Garden Faerie: Garden Wise Guy is indeed a little of each - humor and (hopefully) a little wisdom. I've borrowed it from the name of my and Owen Dell's regional public TV show (Santa Barbara County, but available on the web - see my sidebar link) called Garden Wise Guys. Lowbrow comedy and wisdom regarding sustainable landscaping.

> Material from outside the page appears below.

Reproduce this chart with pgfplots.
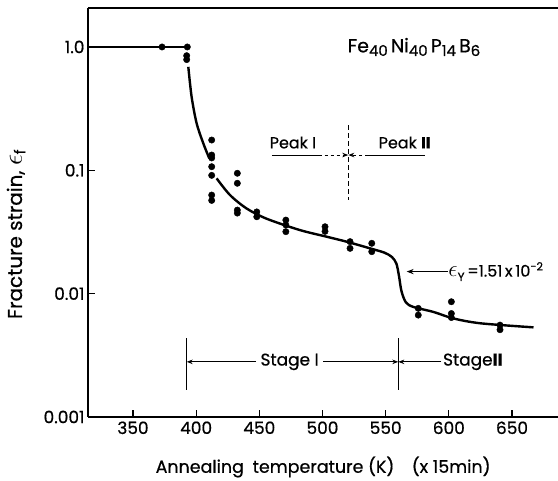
\documentclass[border=0pt]{standalone}
\usepackage{pgfplots}
\pgfplotsset{compat=1.18}
\usepackage{fontspec}
\setmainfont{Poppins}[FakeBold=0.6]
\usetikzlibrary{arrows.meta}
\newcommand{\eps}{\scalebox{1.35}{$\epsilon$}}
\begin{document}
\begin{tikzpicture}[x=1bp,y=1bp]
\begin{axis}[
  scale only axis, width=470bp, height=409bp,
  xmode=normal, ymode=log,
  xmin=314.4, xmax=686.4, ymin=0.001, ymax=2.07,
  axis x line*=box, axis y line*=left,
  axis line style={line width=1.6bp},
  xtick={350,400,...,650}, xtick pos=bottom,
  ytick={0.001,0.01,0.1,1}, yticklabels={0.001,0.01,0.1,1.0}, ytick pos=left,
  minor ytick={}, yminorticks=false,
  tick align=inside, major tick length=7bp,
  tick style={line width=1.2bp, black},
  /pgf/number format/assume math mode=true,
  /pgf/number format/set thousands separator={},
  tick label style={font=\fontsize{17}{19}\selectfont},
  xticklabel style={yshift=-1bp},
  yticklabel style={xshift=0bp},
  clip=false,
]
% fitted curve
\addplot[line width=2.4bp, black] coordinates {(314.4,1.0) (393,1.0)};
\addplot[line width=2.4bp, black, smooth] coordinates {
 (393.8,0.69) (396.4,0.395) (400.4,0.24) (405.6,0.166) (410.4,0.125)};
\addplot[line width=2.4bp, black, smooth, tension=0.5] coordinates {
 (416.2,0.086) (426.8,0.063) (440,0.049) (455.8,0.0405) (482,0.0328)
 (503,0.029) (519,0.0264) (537.6,0.0233) (549,0.0215) (555,0.0198)
 (558.5,0.0175) (560.5,0.0140) (562.5,0.0105) (566,0.0085) (572,0.0078)
 (588,0.0071) (603.5,0.0063) (625,0.00575) (667,0.00533)};
% data points
\addplot[only marks, mark=*, mark size=3.2bp, black] coordinates {
 (373,1.0) (393,1.0) (392.5,0.85) (392.5,0.79)
 (412.3,0.176) (412.3,0.133) (412.3,0.126) (412.3,0.107) (412.3,0.091)
 (412.3,0.063) (412.3,0.057)
 (432.6,0.0946) (432.6,0.0785) (432.6,0.0476) (432.6,0.045)
 (448,0.046) (448,0.042)
 (471,0.0395) (471,0.036) (471,0.0318)
 (502,0.0349) (502,0.032)
 (521.8,0.0264) (521.8,0.0233)
 (539,0.0256) (539,0.0219)
 (575.8,0.0076) (575.8,0.0067)
 (602,0.0086) (602,0.0069) (602,0.0064)
 (640.5,0.00556) (640.5,0.0051)};
% composition
\node[font=\fontsize{19}{21}\selectfont] at (axis cs:572.4,1.0)
 {Fe\raisebox{-0.35ex}{\fontsize{15}{17}\selectfont 40}\,Ni\raisebox{-0.35ex}{\fontsize{15}{17}\selectfont 40}\,P\raisebox{-0.35ex}{\fontsize{15}{17}\selectfont 14}\,B\raisebox{-0.35ex}{\fontsize{15}{17}\selectfont 6}};
% Peak I / Peak II
\draw[line width=1bp] (axis cs:460,0.133) -- (axis cs:497,0.133);
\draw[line width=1bp, dashed, -{Stealth[length=6bp]}] (axis cs:497,0.133) -- (axis cs:520.4,0.133);
\draw[line width=1bp, dashed, -{Stealth[length=6bp]}] (axis cs:536,0.133) -- (axis cs:520.4,0.133);
\draw[line width=1bp] (axis cs:536,0.133) -- (axis cs:581,0.133);
\draw[line width=1.3bp, dash pattern=on 5bp off 3bp] (axis cs:520.4,0.233) -- (axis cs:520.4,0.0574);
\node[font=\fontsize{16}{18}\selectfont] at (axis cs:476.6,0.168) {Peak {\rmfamily I}};
\node[font=\fontsize{16}{18}\selectfont] at (axis cs:565,0.168) {Peak {\rmfamily\bfseries II}};
% epsilon_Y arrow
\draw[line width=1bp, -{Stealth[length=7bp]}] (axis cs:599,0.0151) -- (axis cs:566.6,0.0151);
\node[anchor=west, inner sep=0pt, font=\fontsize{16}{18}\selectfont] at (axis cs:599.5,0.0151)
 {\eps\raisebox{-0.5ex}{\fontsize{12}{14}\selectfont Y}\,=1.51\,x\,10\textsuperscript{-2}};
% Stage I / Stage II
\draw[line width=1.2bp] (axis cs:392.5,0.00434) -- (axis cs:392.5,0.00165);
\draw[line width=1.2bp] (axis cs:560,0.00434) -- (axis cs:560,0.00165);
\draw[line width=1bp, -{Stealth[length=6bp]}] (axis cs:447.5,0.0028) -- (axis cs:392.5,0.0028);
\draw[line width=1bp, -{Stealth[length=6bp]}] (axis cs:500.4,0.0028) -- (axis cs:560,0.0028);
\draw[line width=1bp, -{Stealth[length=6bp]}] (axis cs:594,0.0028) -- (axis cs:560,0.0028);
\node[font=\fontsize{17}{19}\selectfont] at (axis cs:474,0.0028) {Stage {\rmfamily I}};
\node[font=\fontsize{17}{19}\selectfont] at (axis cs:619,0.0028) {Stage{\rmfamily\bfseries II}};
% axis labels
\node[rotate=90, font=\fontsize{20}{22}\selectfont] at ([xshift=-72bp]rel axis cs:0,0.447)
 {Fracture strain, \eps\raisebox{-0.3ex}{\fontsize{15}{17}\selectfont f}};
\node[font=\fontsize{17.5}{19}\selectfont] at ([yshift=-50bp]axis cs:500.5,0.001)
 {Annealing\enspace temperature (K)\quad (x 15min)};
\coordinate (sw) at (rel axis cs:0,0);
\coordinate (ne) at (rel axis cs:1,1);
\end{axis}
\pgfresetboundingbox
\path[use as bounding box] ([shift={(-88bp,-64bp)}]sw) rectangle ([shift={(0bp,8bp)}]ne);
\end{tikzpicture}
\end{document}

Jean Ann: Twisted humor would be a genteel way of putting it. Bent, misshapen, mangled, inverted have also been used. My 18 year old son is on his way to surpassing me. As the twig is bent...(er, twisted).

karen said...

I've got that euphorbia too, and have been watching to see what it's going to do. The flowers are quite wild and weird (if they really are flowers). They do indeed go very well with that horehound. I wonder if that would grow here? Might have to give it a try.

No Rain said...

I've always loved rock fountains, especially if they don't have an obvious basin of water to catch debris, which has to be constantly cleaned. The landscaping is beautiful!
Aiyana

Teresa said...

I'm sure it was more fun to have your job and work with a clean palette, rather than have the not so easy task of telling the home owners they had to cut down their aged oak. OUCH! That would've been hard for me. I love my trees! The yellow yarrow is a long way from blooming here. I have a salmon(Salmon and the Pacific NW kind of go together; dontcha think) colored one that is my fave. It starts blooming around July.

Jean Ann said...

OK, I was trying to be PC about the whole thing...guess I will stop trying! Thanks for dropping by my blog and saying hi! I will keep checking back in, as I will no doubt learn much from you, master gardening jedi...

Sue Swift said...

Love that sage. I'm lousy at colour combination, so I'm (sage) green with envy ...

Ewa said...

Dear Billy,
I just tagged you - have a look at my blog. I hope you come to the game :)

kate smudges said...

Yow... the Euphorbia looks spectacular paired with the Horehound and the Salvia. I like this Salvia.

Too bad about the Live Oak. I'm looking forward to see the Silver-Leaf Princess Flower in bloom. I like the colour of Phlomis.